Stated goal: Starting with the first line of the data below, copy each line up to and including the one containing "Serif', 'Times New". Pictures stay out.

Given material:
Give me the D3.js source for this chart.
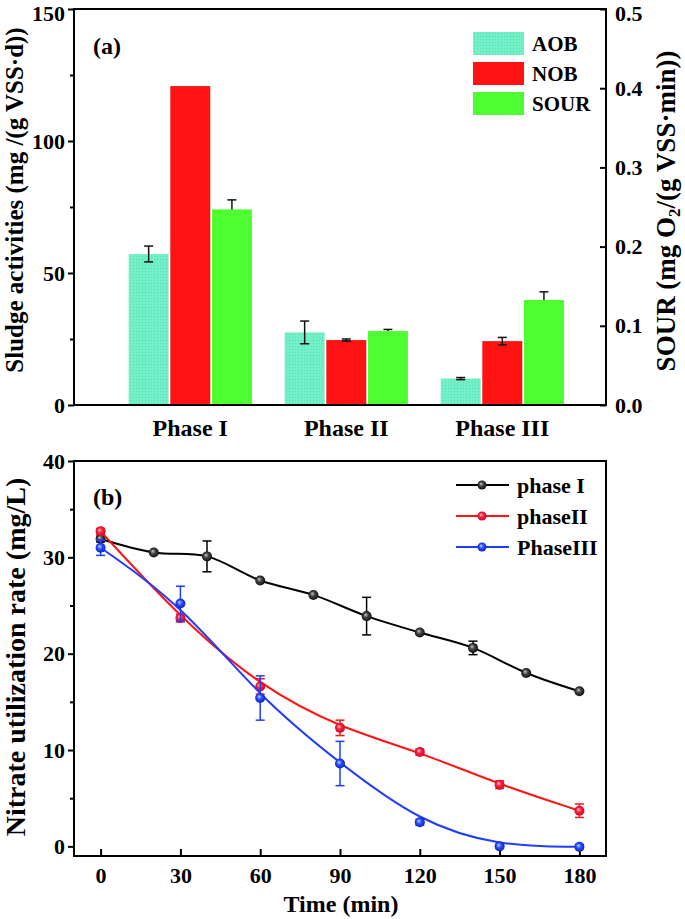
<!DOCTYPE html>
<html>
<head>
<meta charset="utf-8">
<script src="https://cdn.jsdelivr.net/npm/d3@7"></script>
<style>
  body { margin: 0; background: #fff; }
  svg { display: block; }
</style>
</head>
<body>
<script>
// panel (a) data
var phases = ["Phase I", "Phase II", "Phase III"];
var series = ["AOB", "NOB", "SOUR"];
var aob = [57.2, 27.5, 10.0];
var aobErr = [3.0, 4.3, 0.4];
var nob = [120.8, 24.6, 24.2];
var nobErr = [0, 0.4, 1.4];
var sour = [0.247, 0.0934, 0.1326];
var sourErr = [0.012, 0.002, 0.0103];
var leftTicksA = [0, 50, 100, 150];
var rightTicksA = [0, 0.1, 0.2, 0.3, 0.4, 0.5];

// panel (b) data
var timeI = [0, 20, 40, 60, 80, 100, 120, 140, 160, 180];
var phaseI = [31.9, 30.5, 30.1, 27.6, 26.1, 23.9, 22.2, 20.6, 18.0, 16.1];
var phaseIErr = [0.3, 0, 1.6, 0, 0, 1.95, 0, 0.7, 0, 0];
var timeII = [0, 30, 60, 90, 120, 150, 180];
var phaseII = [32.7, 23.7, 16.6, 12.3, 9.8, 6.4, 3.7];
var phaseIIErr = [0.3, 0.4, 0.8, 0.8, 0.3, 0.4, 0.7];
var phaseIII = [31.0, 25.2, 15.4, 8.6, 2.5, 0.0, -0.05];
var phaseIIIErr = [0.8, 1.8, 2.3, 2.3, 0.3, 0.2, 0.2];
var timeTicks = [0, 30, 60, 90, 120, 150, 180];
var leftTicksB = [0, 10, 20, 30, 40];

var font = "'Liberation Serif', 'Times New Roman', serif";

var svg = d3.select("body").append("svg")
    .attr("width", 685)
    .attr("height", 919)
    .style("font-family", font)
    .style("font-weight", "bold");

svg.append("rect").attr("width", 685).attr("height", 919).attr("fill", "#fff");

var defs = svg.append("defs");
var pat = defs.append("pattern")
    .attr("id", "aobPat")
    .attr("width", 3).attr("height", 3)
    .attr("patternUnits", "userSpaceOnUse");
pat.append("rect").attr("width", 3).attr("height", 3).attr("fill", "#72f1c9");
pat.append("rect").attr("x", 1).attr("y", 1).attr("width", 1).attr("height", 1).attr("fill", "#5fd9b2");

function ball(id, c0, c1, c2) {
    var g = defs.append("radialGradient").attr("id", id)
        .attr("fx", "0.38").attr("fy", "0.35").attr("r", "0.6");
    g.append("stop").attr("offset", "0%").attr("stop-color", c0);
    g.append("stop").attr("offset", "40%").attr("stop-color", c1);
    g.append("stop").attr("offset", "100%").attr("stop-color", c2);
}
ball("ballK", "#c8c8c8", "#444", "#000");
ball("ballR", "#ffc8d4", "#ff2040", "#c00018");
ball("ballB", "#c8d4ff", "#2a50ff", "#0018b0");

// ---------- panel (a) ----------
var L = 74, R = 606;
var yA = d3.scaleLinear().domain([0, 150]).range([405, 9]);
var yR = d3.scaleLinear().domain([0, 0.5]).range([405, 9]);
var x0 = d3.scaleBand().domain(phases).range([L, R])
    .paddingInner(0.21).paddingOuter(0.31).align(0.565);
var x1 = d3.scaleBand().domain(series).range([0, x0.bandwidth()]).paddingInner(0.04);

var barColor = {AOB: "url(#aobPat)", NOB: "#ff1212", SOUR: "#4dff30"};

var rows = phases.map(function(p, i) {
    return [
        {phase: p, key: "AOB", y: yA(aob[i]), hi: yA(aob[i] + aobErr[i]), lo: yA(aob[i] - aobErr[i])},
        {phase: p, key: "NOB", y: yA(nob[i]), hi: yA(nob[i] + nobErr[i]), lo: yA(nob[i] - nobErr[i])},
        {phase: p, key: "SOUR", y: yR(sour[i]), hi: yR(sour[i] + sourErr[i]), lo: yR(sour[i])}
    ];
});
var bars = d3.merge(rows);

var gA = svg.append("g");
gA.selectAll("rect.bar")
    .data(bars)
    .enter()
    .append("rect")
    .attr("class", "bar")
    .attr("x", function(d) { return x0(d.phase) + x1(d.key); })
    .attr("y", function(d) { return d.y; })
    .attr("width", x1.bandwidth())
    .attr("height", function(d) { return yA(0) - d.y; })
    .attr("fill", function(d) { return barColor[d.key]; });

var eb = gA.selectAll("g.err")
    .data(bars.filter(function(d) { return d.hi !== d.y; }))
    .enter()
    .append("g")
    .attr("stroke", "#111")
    .attr("stroke-width", 1.5)
    .attr("transform", function(d) { return "translate(" + (x0(d.phase) + x1(d.key) + x1.bandwidth() / 2) + ",0)"; });
eb.append("line").attr("y1", function(d) { return d.hi; }).attr("y2", function(d) { return d.lo; });
eb.append("line").attr("x1", -4.5).attr("x2", 4.5).attr("y1", function(d) { return d.hi; }).attr("y2", function(d) { return d.hi; });
eb.filter(function(d) { return d.key !== "SOUR"; })
    .append("line").attr("x1", -4.5).attr("x2", 4.5).attr("y1", function(d) { return d.lo; }).attr("y2", function(d) { return d.lo; });

function styleAxis(g, size) {
    g.attr("font-family", font).attr("font-size", size).style("font-weight", "bold");
    g.select(".domain").remove();
    g.selectAll(".tick line").attr("stroke", "#000").attr("stroke-width", 2);
    g.selectAll(".tick text").attr("fill", "#000");
}

// top tick labels sit on the upper edge of the picture: nudge them inside
function keepTopIn(g) {
    g.selectAll(".tick text").filter(function(d, i, n) { return i === n.length - 1; })
        .attr("dy", "0.5em");
}

gA.append("g").attr("transform", "translate(" + L + ",0)")
    .call(d3.axisLeft(yA).tickValues(leftTicksA).tickSize(6).tickPadding(3))
    .call(styleAxis, 22)
    .call(keepTopIn);
gA.append("g").attr("transform", "translate(" + L + ",0)")
    .call(d3.axisLeft(yA).tickValues([25, 75, 125]).tickSize(4).tickFormat(""))
    .call(styleAxis, 22);
gA.append("g").attr("transform", "translate(" + R + ",0)")
    .call(d3.axisRight(yR).tickValues(rightTicksA).tickSize(-6).tickPadding(9).tickFormat(d3.format(".1f")))
    .call(styleAxis, 22)
    .call(keepTopIn);
gA.append("g").attr("transform", "translate(0,405)")
    .call(d3.axisBottom(x0).tickSize(0).tickPadding(14))
    .call(styleAxis, 24);

gA.append("rect").attr("x", L).attr("y", 9).attr("width", R - L).attr("height", 396)
    .attr("fill", "none").attr("stroke", "#000").attr("stroke-width", 2);

gA.append("text").attr("x", 93).attr("y", 54).attr("font-size", 24).text("(a)");

gA.append("text")
    .attr("transform", "translate(23,200) rotate(-90)")
    .attr("text-anchor", "middle")
    .attr("font-size", 25)
    .text("Sludge activities (mg /(g VSS\u00b7d))");

var rl = gA.append("text")
    .attr("transform", "translate(675,211) rotate(-90)")
    .attr("text-anchor", "middle")
    .attr("font-size", 27);
rl.append("tspan").text("SOUR (mg O");
rl.append("tspan").attr("font-size", 17).attr("dy", 5).text("2");
rl.append("tspan").attr("dy", -5).text("/(g VSS\u00b7min))");

var legA = gA.append("g").selectAll("g")
    .data(series)
    .enter()
    .append("g")
    .attr("transform", function(d, i) { return "translate(473," + (32 + i * 30) + ")"; });
legA.append("rect").attr("width", 51).attr("height", 23)
    .attr("fill", function(d) { return barColor[d]; });
legA.append("text").attr("x", 59).attr("y", 12).attr("dy", "0.35em")
    .attr("font-size", 21).text(function(d) { return d; });

// ---------- panel (b) ----------
var xT = d3.scaleLinear().domain([-10, 190]).range([L, R]);
var yN = d3.scaleLinear().domain([-1, 40]).range([856, 461]);

var sets = [
    {name: "phase I", t: timeI, v: phaseI, e: phaseIErr, color: "#000", ball: "url(#ballK)", curve: d3.curveCatmullRom},
    {name: "phaseII", t: timeII, v: phaseII, e: phaseIIErr, color: "#ff1414", ball: "url(#ballR)", curve: d3.curveBasis},
    {name: "PhaseIII", t: timeII, v: phaseIII, e: phaseIIIErr, color: "#1f3cff", ball: "url(#ballB)", curve: d3.curveBasis}
];

var gB = svg.append("g");

gB.append("g").attr("transform", "translate(" + L + ",0)")
    .call(d3.axisLeft(yN).tickValues(leftTicksB).tickSize(6).tickPadding(3))
    .call(styleAxis, 22);
gB.append("g").attr("transform", "translate(" + L + ",0)")
    .call(d3.axisLeft(yN).tickValues([5, 15, 25, 35]).tickSize(4).tickFormat(""))
    .call(styleAxis, 22);
gB.append("g").attr("transform", "translate(0,856)")
    .call(d3.axisBottom(xT).tickValues(timeTicks).tickSize(-7).tickPadding(11))
    .call(styleAxis, 22);

sets.forEach(function(s) {
    var pts = s.t.map(function(t, i) { return {t: t, v: s.v[i], e: s.e[i]}; });
    var line = d3.line()
        .x(function(d) { return xT(d.t); })
        .y(function(d) { return yN(d.v); })
        .curve(s.curve);
    gB.append("path").datum(pts)
        .attr("d", line)
        .attr("fill", "none")
        .attr("stroke", s.color)
        .attr("stroke-width", 2);
    var e = gB.append("g").selectAll("g")
        .data(pts.filter(function(d) { return d.e > 0; }))
        .enter()
        .append("g")
        .attr("stroke", s.color)
        .attr("stroke-width", 1.5)
        .attr("transform", function(d) { return "translate(" + xT(d.t) + ",0)"; });
    e.append("line").attr("y1", function(d) { return yN(d.v + d.e); }).attr("y2", function(d) { return yN(d.v - d.e); });
    e.append("line").attr("x1", -4.5).attr("x2", 4.5)
        .attr("y1", function(d) { return yN(d.v + d.e); }).attr("y2", function(d) { return yN(d.v + d.e); });
    e.append("line").attr("x1", -4.5).attr("x2", 4.5)
        .attr("y1", function(d) { return yN(d.v - d.e); }).attr("y2", function(d) { return yN(d.v - d.e); });
    gB.append("g").selectAll("circle")
        .data(pts)
        .enter()
        .append("circle")
        .attr("cx", function(d) { return xT(d.t); })
        .attr("cy", function(d) { return yN(d.v); })
        .attr("r", 5)
        .attr("fill", s.ball);
});

gB.append("rect").attr("x", L).attr("y", 461).attr("width", R - L).attr("height", 395)
    .attr("fill", "none").attr("stroke", "#000").attr("stroke-width", 2);

gB.append("text").attr("x", 93).attr("y", 505).attr("font-size", 24).text("(b)");

gB.append("text")
    .attr("transform", "translate(25,657) rotate(-90)")
    .attr("text-anchor", "middle")
    .attr("font-size", 28)
    .text("Nitrate utilization rate (mg/L)");

gB.append("text")
    .attr("x", 341).attr("y", 912)
    .attr("text-anchor", "middle")
    .attr("font-size", 24)
    .text("Time (min)");

var legB = gB.append("g").selectAll("g")
    .data(sets)
    .enter()
    .append("g")
    .attr("transform", function(d, i) { return "translate(456," + (485 + i * 31) + ")"; });
legB.append("line").attr("x2", 53)
    .attr("stroke", function(d) { return d.color; })
    .attr("stroke-width", 2);
legB.append("circle").attr("cx", 26).attr("r", 4.5)
    .attr("fill", function(d) { return d.ball; });
legB.append("text").attr("x", 61).attr("dy", "0.35em")
    .attr("font-size", 22).text(function(d) { return d.name; });
</script>
</body>
</html>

Task answer:
Give me the D3.js source for this chart.
<!DOCTYPE html>
<html>
<head>
<meta charset="utf-8">
<script src="https://cdn.jsdelivr.net/npm/d3@7"></script>
<style>
  body { margin: 0; background: #fff; }
  svg { display: block; }
</style>
</head>
<body>
<script>
// panel (a) data
var phases = ["Phase I", "Phase II", "Phase III"];
var series = ["AOB", "NOB", "SOUR"];
var aob = [57.2, 27.5, 10.0];
var aobErr = [3.0, 4.3, 0.4];
var nob = [120.8, 24.6, 24.2];
var nobErr = [0, 0.4, 1.4];
var sour = [0.247, 0.0934, 0.1326];
var sourErr = [0.012, 0.002, 0.0103];
var leftTicksA = [0, 50, 100, 150];
var rightTicksA = [0, 0.1, 0.2, 0.3, 0.4, 0.5];

// panel (b) data
var timeI = [0, 20, 40, 60, 80, 100, 120, 140, 160, 180];
var phaseI = [31.9, 30.5, 30.1, 27.6, 26.1, 23.9, 22.2, 20.6, 18.0, 16.1];
var phaseIErr = [0.3, 0, 1.6, 0, 0, 1.95, 0, 0.7, 0, 0];
var timeII = [0, 30, 60, 90, 120, 150, 180];
var phaseII = [32.7, 23.7, 16.6, 12.3, 9.8, 6.4, 3.7];
var phaseIIErr = [0.3, 0.4, 0.8, 0.8, 0.3, 0.4, 0.7];
var phaseIII = [31.0, 25.2, 15.4, 8.6, 2.5, 0.0, -0.05];
var phaseIIIErr = [0.8, 1.8, 2.3, 2.3, 0.3, 0.2, 0.2];
var timeTicks = [0, 30, 60, 90, 120, 150, 180];
var leftTicksB = [0, 10, 20, 30, 40];

var font = "'Liberation Serif', 'Times New Roman', serif";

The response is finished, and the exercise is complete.